Но богатства, скопившиеся в монастырях, приводили во многом к отступлению от истинно-монашеской жизни. Монах должен был скромно пить и есть, но ему приходилось участвовать в «кормах», как назывались значительные земельные вклады, соединенные с условием, что монастырь ежегодно будет устраивать для всей братии корм в память того, по чьей душе делался вклад; кормы назначались иногда и два раза – в день ангела и в день кончины вкладчика, и отличались обилием и сытностью, подавалось обыкновенно три-четыре блюда и два раза в день. Благодаря всему этому в XVI веке монастырская жизнь далеко отходит от тех идеалов поста и подвижничества, которые легли в основание самого монастыря, положенное его основателем-отшельником. В больших монастырях многие монахи стали уклоняться от общей трапезы и обзаводиться своим хозяйством; особенно склонны к этому бывали монахи из бояр и знатных служилых людей; они пробавлялись по келиям «постилами, коврижками и пряными овощами», – как говорит один обличитель, – за монастырем держали дворы, где помещались запасы на целый год, их мирские приятели доставляли им фряжские вина. Прежнюю монастырскую тишину в таких монастырях сменили широкие приемы и угощения. Одежда монахов постепенно утратила прежнюю простоту: вместо грубой самодельной сермяги начинают появляться мягкие шелковые ткани, подбитые у некоторых соболем; монастырские здания приняли вид каменных палат, украшенных узорами и стенописью, золотыми карнизами, коврами.

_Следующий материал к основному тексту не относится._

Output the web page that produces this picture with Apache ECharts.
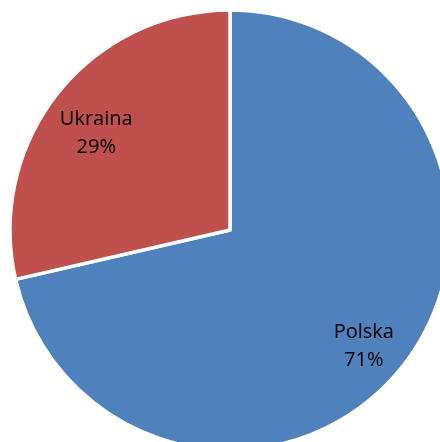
<!DOCTYPE html>
<html>
<head>
<meta charset="utf-8">
<script src="https://cdn.jsdelivr.net/npm/echarts@6/dist/echarts.min.js"></script>
<style>
html,body{margin:0;padding:0;background:#fff;}
#chart{width:440px;height:442px;}
</style>
</head>
<body>
<div id="chart"></div>
<script>
var categories = ['Polska', 'Ukraina'];
var values = [71.4, 28.6];
var colors = ['#4F81BD', '#C0504D'];

var data = categories.map(function (c, i) { return { name: c, value: values[i] }; });

var chart = echarts.init(document.getElementById('chart'));
chart.setOption({
  animation: false,
  backgroundColor: '#ffffff',
  series: [
    {
      type: 'pie',
      center: [230, 230],
      radius: [0, 220],
      startAngle: 90,
      clockwise: true,
      silent: true,
      data: data.map(function (d, i) {
        return { name: d.name, value: d.value, itemStyle: { color: colors[i] } };
      }),
      itemStyle: { borderColor: '#ffffff', borderWidth: 3.5 },
      label: { show: false },
      labelLine: { show: false }
    },
    {
      type: 'pie',
      center: [230, 230],
      radius: [150, 186],
      startAngle: 90,
      clockwise: true,
      silent: true,
      data: data,
      itemStyle: { color: 'rgba(0,0,0,0)' },
      label: {
        show: true,
        position: 'inside',
        offset: [0, 10],
        color: '#000000',
        fontFamily: 'Open Sans',
        fontSize: 20,
        lineHeight: 28,
        formatter: function (p) { return p.name + '\n' + Math.round(p.percent) + '%'; }
      },
      labelLine: { show: false }
    }
  ]
});
</script>
</body>
</html>
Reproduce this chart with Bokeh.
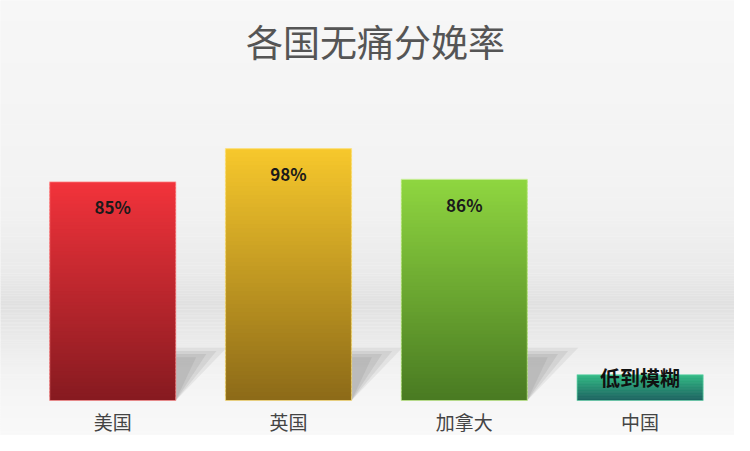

Многие монастыри забыли завет своих основателей – благотворить нуждающимся, призирать сирых и убогих. Богадельни сделались редки при монастырях, и когда царь Иван Васильевич на Стоглавом соборе поднял речь о беспризорных нищих, убогих и увечных, отцы собора промолчали на намек царя устроить дело благотворения при монастырях и посоветовали завести богадельни на счет царской казны да на пожертвования христолюбцев.

Монастыри занялись совсем другого рода помощью впавшим в нужду. Обличители неправедного жития монахов XVI века настойчиво повторяют, что монастыри, вопреки церковным правилам, отдают деньги в рост крестьянам, живущим на их землях, купцам и служилым людям. Вот куда, значит, шли те огромные суммы денег, которые стекались в монастыри. Вассиан Косой изображает монастыри суровыми заимодавцами, которые налагали «лихву на лихву», т. е. проценты на проценты, у несостоятельного должника-крестьянина отнимали последнюю животину, а самого с женой и детьми сгоняли с монастырской земли и судебной волокитой доводили до конечного разорения. На Стоглавом соборе царь Иван Васильевич не преминул спросить: «Угодно ли это Богу раздавать в рост монастырскую казну?» Отцы собора ответили на это конфузливым постановлением: давать деньги без роста.